When ones piety depends on the keeping of a set of religious laws, like in this case the Syariah laws it is so disheartening that there is so much uncertainty about the judgment and the punishment for that offense. In this case it is obvious that Kartika as a good muslim wants to be vindicated and as such is willing to be punished for her sin under Islam. Mr. Hazman, a reader is correct..."laws are laws and it should be followed."

However such is the nature of the law or any law, even the 10 commandments of Christianity. Someone has to adjudicate, to interpret and to pass judgment. Unfortunately the person who adjudicates is himself fallible. Often in religious law keeping there is a “self righteous” and over zealousness in keeping the law because his standard of piety becomes the benchmark for the guilty party. However we know even from our experience that there is no one who is righteous or clean completely. “All have sinned and fallen short of the glory of God.” Romans 3:23.

The law is not perfect but is necessary. It is necessary to tell us what is right and wrong. Where it hurts or affects my neighbor it becomes wrong. As such Isa AlMasih said when asked what is the greatest commandment; “'Love the Lord your God with all your heart and with all your soul and with all your mind.' This is the first and greatest commandment. And the second is like it: 'Love your neighbor as yourself.' All the Law and the Prophets hang on these two commandments".

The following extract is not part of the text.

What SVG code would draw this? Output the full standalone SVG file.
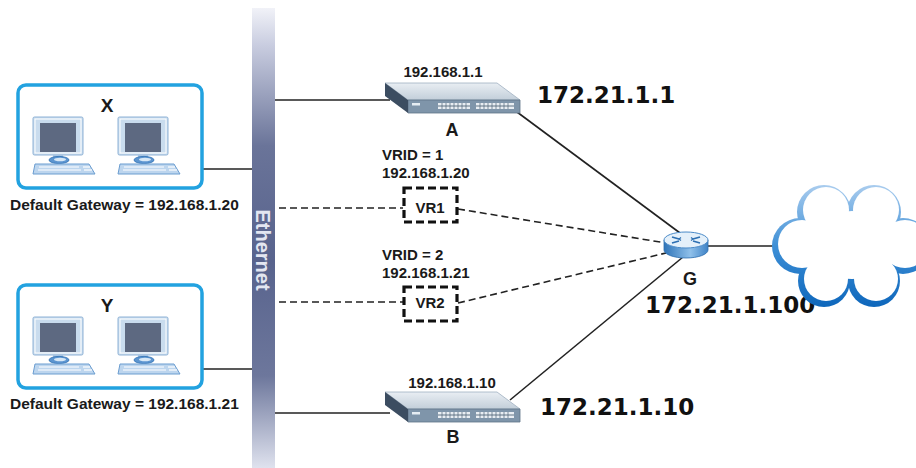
<svg xmlns="http://www.w3.org/2000/svg" width="916" height="468" viewBox="0 0 916 468">
  <style>
    .lbl { font-family: "Liberation Sans", Arial, sans-serif; font-weight: bold; fill: #1a1a1a; }
    .big { font-family: "DejaVu Sans", Verdana, sans-serif; font-weight: bold; font-size: 23px; fill: #111; }
    .wire { stroke: #222; stroke-width: 1.6; fill: none; }
    .dash { stroke: #222; stroke-width: 1.6; fill: none; stroke-dasharray: 7 4; }
    .vrbox { stroke: #111; stroke-width: 3.2; fill: #fff; stroke-dasharray: 8 4; }
    .group { fill: #fff; stroke: #22a2e0; stroke-width: 3.5; }
  </style>
  <defs>
    <linearGradient id="bus" x1="0" y1="0" x2="0" y2="1">
      <stop offset="0" stop-color="#f1f2f8"/>
      <stop offset="0.08" stop-color="#c9cde0"/>
      <stop offset="0.3" stop-color="#6a7499"/>
      <stop offset="0.55" stop-color="#58638d"/>
      <stop offset="0.8" stop-color="#6d779c"/>
      <stop offset="1" stop-color="#dfe2ee"/>
    </linearGradient>
    <linearGradient id="swTop" x1="0" y1="0" x2="0" y2="1">
      <stop offset="0" stop-color="#e9eef3"/>
      <stop offset="1" stop-color="#c2ced9"/>
    </linearGradient>
    <linearGradient id="cloudEdge" gradientUnits="userSpaceOnUse" x1="0" y1="185" x2="0" y2="308">
      <stop offset="0" stop-color="#a9ccee"/>
      <stop offset="0.5" stop-color="#3d8fd6"/>
      <stop offset="1" stop-color="#0d66bb"/>
    </linearGradient>
    <linearGradient id="rtSide" x1="0" y1="0" x2="1" y2="0">
      <stop offset="0" stop-color="#2f74b8"/>
      <stop offset="0.6" stop-color="#8fc0ea"/>
      <stop offset="1" stop-color="#3f83c6"/>
    </linearGradient>
    <symbol id="pc" overflow="visible">
      <rect x="0" y="0" width="50" height="38" rx="1.5" fill="#c9dcee" stroke="#8fb2d6" stroke-width="1"/>
      <rect x="2" y="2" width="46" height="34" fill="none" stroke="#fff" stroke-width="1"/>
      <rect x="7" y="6" width="36" height="29" fill="#5d6981"/>
      <rect x="20" y="38" width="10" height="3" fill="#a7c4e2"/>
      <ellipse cx="26" cy="43" rx="10" ry="3.6" fill="#5c95d0" stroke="#2c6fb4" stroke-width="0.8"/>
      <ellipse cx="27" cy="42.5" rx="6" ry="1.8" fill="#d8e8f6"/>
      <polygon points="2,47 56,47 62,57 0,57" fill="#bcd5ee" stroke="#6b9dd0" stroke-width="1"/>
      <line x1="6" y1="50" x2="46" y2="50" stroke="#fff" stroke-width="1.2"/>
      <line x1="5" y1="53" x2="48" y2="53" stroke="#fff" stroke-width="1.2"/>
      <line x1="50" y1="50" x2="57" y2="50" stroke="#fff" stroke-width="1.2"/>
      <line x1="51" y1="53" x2="59" y2="53" stroke="#fff" stroke-width="1.2"/>
    </symbol>
    <symbol id="switch" overflow="visible">
      <!-- top, front and left side faces of a rack switch; origin at back-left top corner -->
      <polygon points="0,0 112,0 135,17 23,17" fill="url(#swTop)" stroke="#9fb0c0" stroke-width="0.8"/>
      <polygon points="23,17 135,17 135,30 23,30" fill="#7f95aa" stroke="#5f7388" stroke-width="0.8"/>
      <polygon points="0,0 23,17 23,30 0,13" fill="#3c4d61"/>
      <rect x="27" y="20" width="8" height="2.5" fill="#e6edf3"/>
      <rect x="53" y="20" width="32" height="6" fill="#e9eef3"/>
      <rect x="91" y="20" width="38" height="6" fill="#e9eef3"/>
      <path d="M53,23 H85 M91,23 H129" stroke="#52667a" stroke-width="0.9"/>
      <path d="M57,20 V26 M61,20 V26 M65,20 V26 M69,20 V26 M73,20 V26 M77,20 V26 M81,20 V26 M95,20 V26 M99,20 V26 M103,20 V26 M107,20 V26 M111,20 V26 M115,20 V26 M119,20 V26 M123,20 V26" stroke="#52667a" stroke-width="0.7"/>
    </symbol>
  </defs>

  <rect width="916" height="468" fill="#fff"/>

  <!-- connectors -->
  <g id="connectors">
    <line class="wire" x1="202" y1="169" x2="253" y2="169"/>
    <line class="wire" x1="202" y1="369" x2="253" y2="369"/>
    <line class="wire" x1="275" y1="100" x2="390" y2="100"/>
    <line class="wire" x1="275" y1="413" x2="390" y2="413"/>
    <line class="dash" x1="268" y1="208" x2="403" y2="208"/>
    <line class="dash" x1="268" y1="302" x2="403" y2="302"/>
    <line class="wire" x1="517" y1="112" x2="680" y2="233"/>
    <line class="wire" x1="510" y1="400" x2="683" y2="257"/>
    <line class="dash" x1="458" y1="209" x2="666" y2="243"/>
    <line class="dash" x1="458" y1="303" x2="666" y2="253"/>
    <line class="wire" x1="707" y1="246" x2="774" y2="246"/>
  </g>

  <!-- Ethernet bus -->
  <g id="ethernet">
    <rect x="252" y="8" width="23" height="460" fill="url(#bus)"/>
    <text class="lbl" x="263" y="250" transform="rotate(90 263 250)" text-anchor="middle" dominant-baseline="central" font-size="20" style="fill:#e3e6f1">Ethernet</text>
  </g>

  <!-- host group X -->
  <g id="group-x">
    <rect class="group" x="18" y="85" width="184" height="103" rx="8"/>
    <text class="lbl" x="107" y="112" text-anchor="middle" font-size="19">X</text>
    <use href="#pc" x="33" y="117"/>
    <use href="#pc" x="118" y="117"/>
    <text class="lbl" x="10" y="210" font-size="15.5">Default Gateway = 192.168.1.20</text>
  </g>

  <!-- host group Y -->
  <g id="group-y">
    <rect class="group" x="18" y="285" width="184" height="103" rx="8"/>
    <text class="lbl" x="107" y="312" text-anchor="middle" font-size="19">Y</text>
    <use href="#pc" x="33" y="317"/>
    <use href="#pc" x="118" y="317"/>
    <text class="lbl" x="10" y="409" font-size="15.5">Default Gateway = 192.168.1.21</text>
  </g>

  <!-- switch A -->
  <g id="switch-a">
    <use href="#switch" x="385" y="83"/>
    <text class="lbl" x="443" y="77" text-anchor="middle" font-size="15">192.168.1.1</text>
    <text class="lbl" x="452" y="136" text-anchor="middle" font-size="18">A</text>
    <text class="big" x="537" y="103">172.21.1.1</text>
  </g>

  <!-- switch B -->
  <g id="switch-b">
    <use href="#switch" x="385" y="392"/>
    <text class="lbl" x="452" y="388" text-anchor="middle" font-size="15">192.168.1.10</text>
    <text class="lbl" x="453" y="443" text-anchor="middle" font-size="18">B</text>
    <text class="big" x="540" y="415">172.21.1.10</text>
  </g>

  <!-- virtual router 1 -->
  <g id="vr1">
    <text class="lbl" x="382" y="160" font-size="15">VRID = 1</text>
    <text class="lbl" x="382" y="178" font-size="15">192.168.1.20</text>
    <rect class="vrbox" x="404" y="188" width="53" height="34"/>
    <text class="lbl" x="430" y="213" text-anchor="middle" font-size="15">VR1</text>
  </g>

  <!-- virtual router 2 -->
  <g id="vr2">
    <text class="lbl" x="382" y="260" font-size="15">VRID = 2</text>
    <text class="lbl" x="382" y="278" font-size="15">192.168.1.21</text>
    <rect class="vrbox" x="404" y="287" width="53" height="34"/>
    <text class="lbl" x="430" y="308" text-anchor="middle" font-size="15">VR2</text>
  </g>

  <!-- gateway router G -->
  <g id="router-g">
    <path d="M664,240 V250 A22,8 0 0 0 708,250 V240 Z" fill="url(#rtSide)" stroke="#2e6fae" stroke-width="0.8"/>
    <ellipse cx="686" cy="240" rx="22" ry="8" fill="#e4f0fa" stroke="#4a8ac8" stroke-width="1"/>
    <path d="M672,237 L679,239 M672,243 L679,241 M700,237 L693,239 M700,243 L693,241" stroke="#2d6fb2" stroke-width="1.8" fill="none"/>
    <path d="M681,237.5 L679,239 L681,240.5 M691,237.5 L693,239 L691,240.5" stroke="#2d6fb2" stroke-width="1.2" fill="none"/>
    <text class="lbl" x="690" y="285" text-anchor="middle" font-size="18">G</text>
    <text class="big" x="645" y="313">172.21.1.100</text>
  </g>

  <!-- internet cloud -->
  <g id="cloud">
    <g fill="url(#cloudEdge)">
      <circle cx="800" cy="246" r="28"/>
      <circle cx="824" cy="212" r="27"/>
      <circle cx="874" cy="212" r="27"/>
      <circle cx="903" cy="246" r="28"/>
      <circle cx="874" cy="281" r="26"/>
      <circle cx="824" cy="281" r="26"/>
    </g>
    <g fill="#fff">
      <circle cx="802" cy="244" r="24"/>
      <circle cx="826" cy="210" r="23"/>
      <circle cx="876" cy="210" r="23"/>
      <circle cx="905" cy="244" r="24"/>
      <circle cx="876" cy="279" r="22"/>
      <circle cx="826" cy="279" r="22"/>
      <ellipse cx="852" cy="245" rx="48" ry="34"/>
    </g>
  </g>
</svg>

The greatest motivation therefore in keeping the law is Love. Wait a minute but how do we love God when it is not in our nature. When we are all fallible and naturally tend to sin? We are able only to love God, because He first loved us. “This is love: not that we loved God, but that he loved us and sent Isa Al Masih as an atoning sacrifice for our sins.” “We love because He first loved us.” 1John 4

This is the motivation therefore to love God knowing in our hearts that God first loved us and still love us unconditionally by forgiving our sins and in fact took the punishment upon himself. By taking that punishment He fulfilled the requirements of the law on our behalf. We are vindicated and justified by His death.

Wait a minute does that mean I can go on sinning, now that Christ loves me unconditionally?

That’s for Prt 2..

Wednesday, August 12, 2009

Merdeka Gen

A generation disillusioned - Posted in Malaysiakini

Aug 12, 09

I was born after Merdeka and my generation grew up with loyalty and love for the country. We went to Thomas Cup matches to cheer our national team and we were there when the soccer team made their international debut against the best in the region.

A truly multiracial team. I learnt in Tatarakyat how Ali, Ah Chong and Ramasamy would play together and were the best of friends. I even saw it at my home when my father's colleagues would come to our house for Chinese New Year to share a meal together.

When I entered the workforce in the 90s, I realised that there were walls and they were getting higher. I had fewer Malay friends. Our society was getting more segregated. Enrollment into Chinese schools increased and I was told Malay friends wouldn't eat in your home if you cooked the food at home.

Politically, Umno began spewing more venomous and racially charged statements. Words like 'go back to China', 'you can leave if you don't like it' or 'soak the keris in blood' uttered by Malay leaders hurt a great deal. A new level of distrust arose between the races.

After 52 years of Independence, we are still unable to get beyond race and unable to truly work together as one. Umno and BN are oxymorons and contending against each other. Even now, with Najib's 1Malaysia, Umno is championing Malay rights and warning Malays that they may lose this country if they allow the 'Chinese opposition' to take control.

They speak about Malay traitors like PAS and Anwar Ibrahim. Najib's 1Malaysia is not the 1Malaysia my generation is dreaming about. Najib's 1Malaysia is not the 1Malaysia Datuk Onn Jaafar envisioned and not the 1Malaysia Tunku Abdul Rahman had hoped for.

Najib's 1Malaysia is a sham, a fake and nothing but a easy slogan.

Unity in Malaysia has been destroyed by narrow political agendas. A political party which feels that its existence and continuation is far more important than the nation itself is seeking to be even more divisive by spewing out venomous racially charged words.
Instead of coming together and working as one to compete globally, Umno and BN seek to play the racial game and continue dividing this nation for political selfish gains. This is most irresponsible and an act that will continue the downward spiral of Malaysia.

Malays, Chinese and Indians must unite under a different banner to fight this division and bigotry for the sake of our beloved country. We must return to the spirit of Datuk Onn Jaafar and Tunku Abdul Rahman, who loved Malaysia more than themselves.